I want to adopt a branch per task strategy and want to know how it has been done with git before
Git lightweight branching has been specifically designed with exactly this in mind, you can and ideally should create branches for each individual topic.
The following is quite subjective. The successful branching model that you refer to is successful because its plain common sense (and the marketing of calling it successful to reassure the world that branching and merging isn't scary at all). My own evidence is anecdotal, but it stands to reason that everyone who used git on a large enough project with many developers naturally had release, develop, stage, featureX, featureY, etc branches, or variants of thereof, with a common and normalised flow between them.

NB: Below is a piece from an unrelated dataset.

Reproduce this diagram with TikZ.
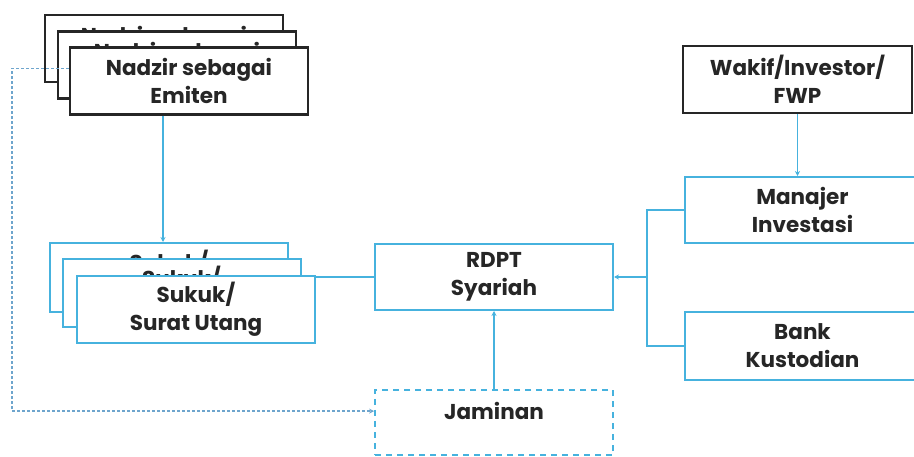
\documentclass[tikz,border=0pt]{standalone}
\usepackage{fontspec}
\setmainfont{Poppins}
\usetikzlibrary{arrows.meta,calc}
\definecolor{bl}{RGB}{70,178,222}
\definecolor{dotc}{RGB}{110,165,205}
\tikzset{
  txt/.style={font=\fontsize{21.5}{28}\selectfont\bfseries, align=center, text=black!85},
  blkbox/.style={txt, draw=black!85, line width=2.2pt, fill=white, minimum width=238pt, minimum height=67pt, inner sep=0pt},
  bluebox/.style={txt, draw=bl, line width=2pt, fill=white, minimum width=238pt, minimum height=67pt, inner sep=0pt},
  jambox/.style={txt, draw=bl, line width=1.8pt, dash pattern=on 6pt off 5pt, fill=white, minimum width=238pt, minimum height=65pt, inner sep=0pt, text height=29.5pt, text depth=35.5pt},
  conn/.style={draw=bl, line width=1.6pt},
  tip/.style={-{Stealth[length=5pt,width=5pt]}},
  dotline/.style={draw=dotc, line width=1.6pt, dash pattern=on 2.5pt off 2.5pt},
}
\begin{document}
\begin{tikzpicture}[x=1pt,y=-1pt]
\useasboundingbox (0,0) rectangle (914,457);
% Nadzir stack
\node[blkbox] (nz1) at (164,48.5) {Nadzir sebagai\\Emiten};
\node[blkbox] (nz2) at (177,65) {Nadzir sebagai\\Emiten};
\node[blkbox] (nz3) at (189,81) {Nadzir sebagai\\Emiten};
% Wakif
\node[blkbox, minimum width=229pt] (wk) at (797.5,79.5) {Wakif/Investor/\\FWP};
% Manajer / Bank
\node[bluebox, minimum width=235pt, minimum height=66pt] (mi) at (802.5,210) {Manajer\\Investasi};
\node[bluebox, minimum width=235pt, minimum height=68pt] (bk) at (802.5,346) {Bank\\Kustodian};
% RDPT
\node[bluebox, minimum height=66pt] (rd) at (494,277) {RDPT\\Syariah};
% Sukuk stack
\node[bluebox, minimum height=69pt] (sk1) at (169,277.5) {Sukuk/\\Surat Utang};
\node[bluebox, minimum height=68pt] (sk2) at (181.5,293) {Sukuk/\\Surat Utang};
\node[bluebox, minimum height=67pt] (sk3) at (196,309.5) {Sukuk/\\Surat Utang};
% Jaminan
\node[jambox] (jm) at (494,422.5) {Jaminan};
% connectors
\coordinate (bus) at ($(mi.west)+(-37,0)$);
\draw[conn,tip] ($(nz3.south)+(-26,0)$) -- ($(sk1.north)+(-6,0)$);
\draw[conn] (rd.west) -- (rd.west -| sk3.east);
\draw[conn] (mi.west) -- (bus) |- (bk.west);
\draw[conn,tip] (rd.east -| bus) -- (rd.east);
\draw[conn,tip] (wk.south) -- (wk.south |- mi.north);
\draw[conn,tip] (jm.north) -- (rd.south);
\draw[dotline,tip] ($(nz3.north west)+(0,22)$) -- ++(-57,0) |- ($(jm.north west)+(0,22)$);
\end{tikzpicture}
\end{document}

Your flow, as charted, makes sense, and one shoe doesn't fit all - you shouldn't be afraid to deviate from a successful git branching model where necessary!
Notwithstanding, with every such flow the main question is what's your staging, QA and release strategy. Fixing bugs, developing features, whether on topic branches or common branches isn't much of an issue, code is just code. And git is very good at moving code around between branches, splitting it to new branches, rewinding to code's old state, etc.
So what's more of an issue is how do you plan to QA and release the code. What are your resource limitations? (Build times, webservers, embedded harnesses, test farms, CI build and test boxes, etc.) Just as an example, if branching and moving code around is cheap, but building or re-building a branch takes 8 hours, then having a branch per a minuscule change doesn't make sense. Your flow has to consider this to be a successful one.